**What is needed:**
Leave the pictures out and retype the lines from the beginning through the line with "const drawOrder = [0, 2, 1];", both ends included.

**Stored records:**
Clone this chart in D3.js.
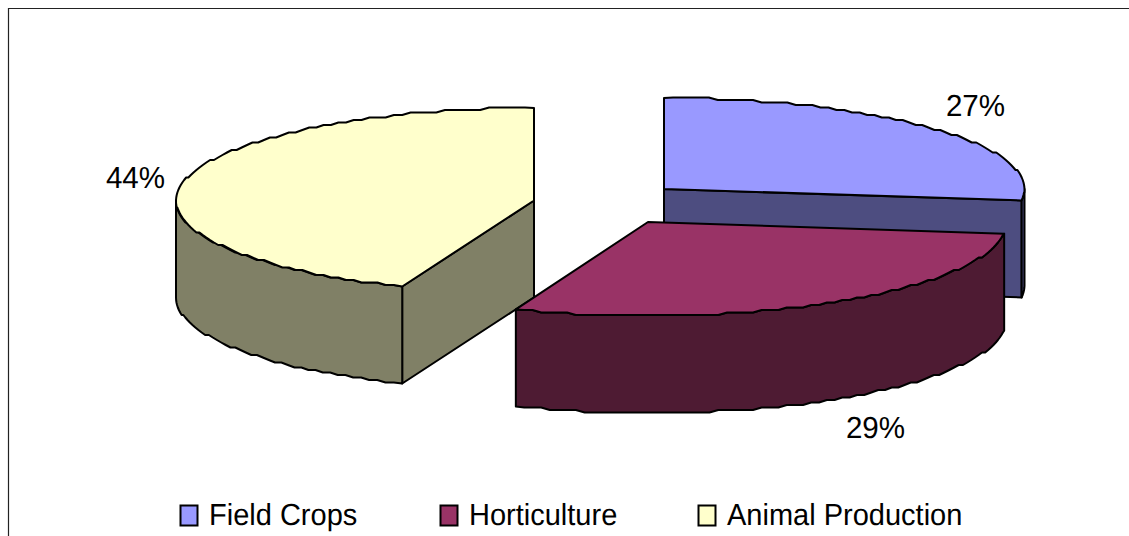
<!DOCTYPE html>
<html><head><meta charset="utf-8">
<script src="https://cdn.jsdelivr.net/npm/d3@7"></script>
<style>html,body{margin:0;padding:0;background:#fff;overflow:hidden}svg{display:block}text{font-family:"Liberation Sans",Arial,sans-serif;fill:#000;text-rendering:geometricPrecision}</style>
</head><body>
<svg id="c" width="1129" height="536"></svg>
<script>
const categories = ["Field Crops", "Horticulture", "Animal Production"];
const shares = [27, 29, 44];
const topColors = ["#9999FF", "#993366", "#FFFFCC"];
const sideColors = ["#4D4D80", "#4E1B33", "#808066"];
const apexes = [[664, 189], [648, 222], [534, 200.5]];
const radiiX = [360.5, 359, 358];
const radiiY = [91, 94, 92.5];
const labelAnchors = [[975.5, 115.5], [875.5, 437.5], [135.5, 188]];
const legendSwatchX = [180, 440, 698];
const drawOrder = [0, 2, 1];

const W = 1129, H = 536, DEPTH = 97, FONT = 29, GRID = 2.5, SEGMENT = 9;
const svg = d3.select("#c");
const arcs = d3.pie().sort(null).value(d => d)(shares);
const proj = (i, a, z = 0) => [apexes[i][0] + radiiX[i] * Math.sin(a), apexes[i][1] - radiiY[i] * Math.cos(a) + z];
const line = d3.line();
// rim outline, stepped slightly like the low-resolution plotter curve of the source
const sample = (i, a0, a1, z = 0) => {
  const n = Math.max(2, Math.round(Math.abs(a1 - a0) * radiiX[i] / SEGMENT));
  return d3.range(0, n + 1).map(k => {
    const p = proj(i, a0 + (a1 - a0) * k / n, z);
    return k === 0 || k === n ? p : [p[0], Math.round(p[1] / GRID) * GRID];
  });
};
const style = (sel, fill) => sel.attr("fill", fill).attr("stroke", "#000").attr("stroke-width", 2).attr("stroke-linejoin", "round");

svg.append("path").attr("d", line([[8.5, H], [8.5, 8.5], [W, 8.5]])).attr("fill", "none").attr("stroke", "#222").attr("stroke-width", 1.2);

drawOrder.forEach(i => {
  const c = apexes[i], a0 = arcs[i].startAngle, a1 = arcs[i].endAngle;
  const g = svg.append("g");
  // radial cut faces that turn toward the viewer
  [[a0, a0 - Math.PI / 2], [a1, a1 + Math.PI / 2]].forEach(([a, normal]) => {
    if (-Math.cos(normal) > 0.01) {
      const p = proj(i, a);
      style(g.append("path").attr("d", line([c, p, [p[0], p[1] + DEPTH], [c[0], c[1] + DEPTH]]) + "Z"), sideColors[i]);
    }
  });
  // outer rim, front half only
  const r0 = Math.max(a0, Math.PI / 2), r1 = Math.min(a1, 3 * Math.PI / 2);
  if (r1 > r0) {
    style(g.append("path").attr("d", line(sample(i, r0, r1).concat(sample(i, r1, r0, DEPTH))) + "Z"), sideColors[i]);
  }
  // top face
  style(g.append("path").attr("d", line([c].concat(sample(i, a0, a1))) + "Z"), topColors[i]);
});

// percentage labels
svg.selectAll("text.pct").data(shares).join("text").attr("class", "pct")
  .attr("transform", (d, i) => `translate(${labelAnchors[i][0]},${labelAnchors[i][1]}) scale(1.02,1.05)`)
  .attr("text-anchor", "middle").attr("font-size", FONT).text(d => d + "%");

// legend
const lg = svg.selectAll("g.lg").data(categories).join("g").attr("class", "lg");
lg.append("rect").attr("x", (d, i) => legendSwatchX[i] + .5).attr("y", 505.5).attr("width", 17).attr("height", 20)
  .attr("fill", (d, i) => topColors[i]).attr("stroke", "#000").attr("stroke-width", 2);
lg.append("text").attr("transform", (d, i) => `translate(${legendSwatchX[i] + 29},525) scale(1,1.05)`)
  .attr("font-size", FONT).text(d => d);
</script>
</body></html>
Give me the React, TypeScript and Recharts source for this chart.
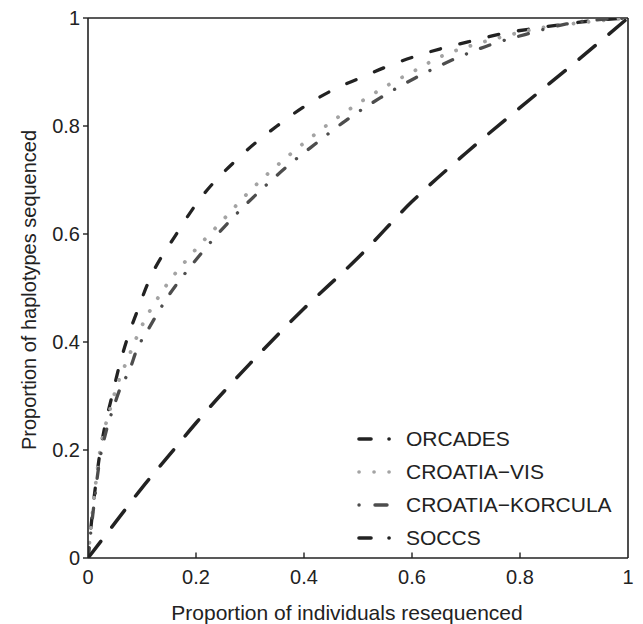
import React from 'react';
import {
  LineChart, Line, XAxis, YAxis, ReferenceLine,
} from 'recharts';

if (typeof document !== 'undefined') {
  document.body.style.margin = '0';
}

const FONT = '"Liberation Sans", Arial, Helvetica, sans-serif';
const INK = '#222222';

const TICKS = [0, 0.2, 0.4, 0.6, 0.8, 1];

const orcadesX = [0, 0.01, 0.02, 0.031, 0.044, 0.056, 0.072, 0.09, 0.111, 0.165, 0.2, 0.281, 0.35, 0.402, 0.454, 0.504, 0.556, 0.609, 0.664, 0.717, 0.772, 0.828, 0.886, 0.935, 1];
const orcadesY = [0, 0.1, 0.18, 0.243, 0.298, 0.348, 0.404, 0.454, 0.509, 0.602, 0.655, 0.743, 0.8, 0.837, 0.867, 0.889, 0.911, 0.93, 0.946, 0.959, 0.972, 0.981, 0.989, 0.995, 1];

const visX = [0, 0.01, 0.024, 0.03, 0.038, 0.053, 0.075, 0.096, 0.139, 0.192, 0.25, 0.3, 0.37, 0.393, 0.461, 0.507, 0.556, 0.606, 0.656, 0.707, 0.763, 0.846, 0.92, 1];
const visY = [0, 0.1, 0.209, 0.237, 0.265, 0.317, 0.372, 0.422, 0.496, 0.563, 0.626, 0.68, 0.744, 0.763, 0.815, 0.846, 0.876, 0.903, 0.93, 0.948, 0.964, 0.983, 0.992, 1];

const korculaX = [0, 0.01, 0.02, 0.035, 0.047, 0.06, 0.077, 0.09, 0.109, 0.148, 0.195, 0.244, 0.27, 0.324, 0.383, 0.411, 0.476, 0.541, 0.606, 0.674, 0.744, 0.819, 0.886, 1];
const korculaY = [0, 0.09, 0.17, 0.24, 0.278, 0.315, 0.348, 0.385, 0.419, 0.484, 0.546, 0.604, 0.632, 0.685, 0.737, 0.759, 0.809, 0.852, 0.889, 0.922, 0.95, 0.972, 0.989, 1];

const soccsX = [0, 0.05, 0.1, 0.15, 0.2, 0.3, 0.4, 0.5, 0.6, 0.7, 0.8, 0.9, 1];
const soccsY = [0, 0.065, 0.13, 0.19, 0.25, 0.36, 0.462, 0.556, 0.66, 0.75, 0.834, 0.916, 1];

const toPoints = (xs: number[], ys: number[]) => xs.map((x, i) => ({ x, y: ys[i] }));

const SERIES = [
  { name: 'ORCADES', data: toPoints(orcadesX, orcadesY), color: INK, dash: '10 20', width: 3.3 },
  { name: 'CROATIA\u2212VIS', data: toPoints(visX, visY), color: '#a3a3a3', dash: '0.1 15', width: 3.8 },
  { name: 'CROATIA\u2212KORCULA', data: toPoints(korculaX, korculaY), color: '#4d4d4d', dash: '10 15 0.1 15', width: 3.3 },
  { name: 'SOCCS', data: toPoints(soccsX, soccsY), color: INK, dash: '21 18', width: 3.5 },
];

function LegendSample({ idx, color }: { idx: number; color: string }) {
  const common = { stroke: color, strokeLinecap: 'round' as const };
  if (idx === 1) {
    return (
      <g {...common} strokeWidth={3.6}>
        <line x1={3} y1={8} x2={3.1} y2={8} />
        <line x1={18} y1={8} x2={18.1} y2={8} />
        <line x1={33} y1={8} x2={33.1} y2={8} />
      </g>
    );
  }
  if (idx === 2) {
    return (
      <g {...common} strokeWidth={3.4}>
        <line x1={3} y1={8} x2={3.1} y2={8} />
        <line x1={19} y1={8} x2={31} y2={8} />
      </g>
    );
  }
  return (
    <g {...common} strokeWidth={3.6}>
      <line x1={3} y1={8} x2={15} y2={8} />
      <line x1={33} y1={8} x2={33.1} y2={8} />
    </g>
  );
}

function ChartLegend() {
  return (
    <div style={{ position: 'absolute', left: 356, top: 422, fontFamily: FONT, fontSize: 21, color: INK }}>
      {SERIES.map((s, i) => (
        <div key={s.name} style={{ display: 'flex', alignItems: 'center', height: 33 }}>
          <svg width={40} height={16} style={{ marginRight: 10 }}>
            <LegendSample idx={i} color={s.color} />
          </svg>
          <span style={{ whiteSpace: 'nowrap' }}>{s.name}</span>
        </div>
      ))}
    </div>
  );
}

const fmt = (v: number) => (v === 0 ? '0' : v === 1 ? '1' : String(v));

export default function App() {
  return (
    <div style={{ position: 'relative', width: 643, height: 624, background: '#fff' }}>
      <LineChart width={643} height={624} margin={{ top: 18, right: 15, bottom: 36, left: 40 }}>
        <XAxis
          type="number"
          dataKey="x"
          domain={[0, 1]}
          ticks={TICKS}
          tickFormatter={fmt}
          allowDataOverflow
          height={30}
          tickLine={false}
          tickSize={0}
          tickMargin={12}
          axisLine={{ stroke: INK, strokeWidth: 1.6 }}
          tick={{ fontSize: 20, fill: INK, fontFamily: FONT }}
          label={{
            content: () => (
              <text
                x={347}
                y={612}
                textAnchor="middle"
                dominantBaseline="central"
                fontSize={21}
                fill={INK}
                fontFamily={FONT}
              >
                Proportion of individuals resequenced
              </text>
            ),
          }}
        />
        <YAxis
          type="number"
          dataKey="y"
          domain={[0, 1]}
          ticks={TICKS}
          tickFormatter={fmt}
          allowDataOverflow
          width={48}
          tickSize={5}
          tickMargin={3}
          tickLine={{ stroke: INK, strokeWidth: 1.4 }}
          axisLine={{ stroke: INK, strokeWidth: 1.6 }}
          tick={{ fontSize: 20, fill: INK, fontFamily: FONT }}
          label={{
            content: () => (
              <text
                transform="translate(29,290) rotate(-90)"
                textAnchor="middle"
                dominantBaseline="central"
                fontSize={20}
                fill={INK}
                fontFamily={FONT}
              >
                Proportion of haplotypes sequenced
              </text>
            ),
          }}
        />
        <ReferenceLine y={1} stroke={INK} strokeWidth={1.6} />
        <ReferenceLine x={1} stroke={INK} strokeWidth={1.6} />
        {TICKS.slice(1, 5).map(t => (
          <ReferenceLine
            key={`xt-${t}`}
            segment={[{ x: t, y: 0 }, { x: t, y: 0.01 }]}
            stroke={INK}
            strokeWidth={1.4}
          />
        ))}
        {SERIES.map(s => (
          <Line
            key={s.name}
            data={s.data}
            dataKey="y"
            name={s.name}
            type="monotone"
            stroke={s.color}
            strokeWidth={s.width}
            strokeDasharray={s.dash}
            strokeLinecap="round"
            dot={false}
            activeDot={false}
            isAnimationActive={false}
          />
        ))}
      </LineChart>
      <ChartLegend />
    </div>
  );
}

**Solution for this task:**
Clone this chart in D3.js.
<!DOCTYPE html>
<html><head><meta charset="utf-8">
<script src="https://cdn.jsdelivr.net/npm/d3@7"></script>
<style>html,body{margin:0;padding:0;background:#fff;overflow:hidden}svg{display:block}text{font-family:"Liberation Sans",Arial,sans-serif;fill:#000;text-rendering:geometricPrecision}</style>
</head><body>
<svg id="c" width="1129" height="536"></svg>
<script>
const categories = ["Field Crops", "Horticulture", "Animal Production"];
const shares = [27, 29, 44];
const topColors = ["#9999FF", "#993366", "#FFFFCC"];
const sideColors = ["#4D4D80", "#4E1B33", "#808066"];
const apexes = [[664, 189], [648, 222], [534, 200.5]];
const radiiX = [360.5, 359, 358];
const radiiY = [91, 94, 92.5];
const labelAnchors = [[975.5, 115.5], [875.5, 437.5], [135.5, 188]];
const legendSwatchX = [180, 440, 698];
const drawOrder = [0, 2, 1];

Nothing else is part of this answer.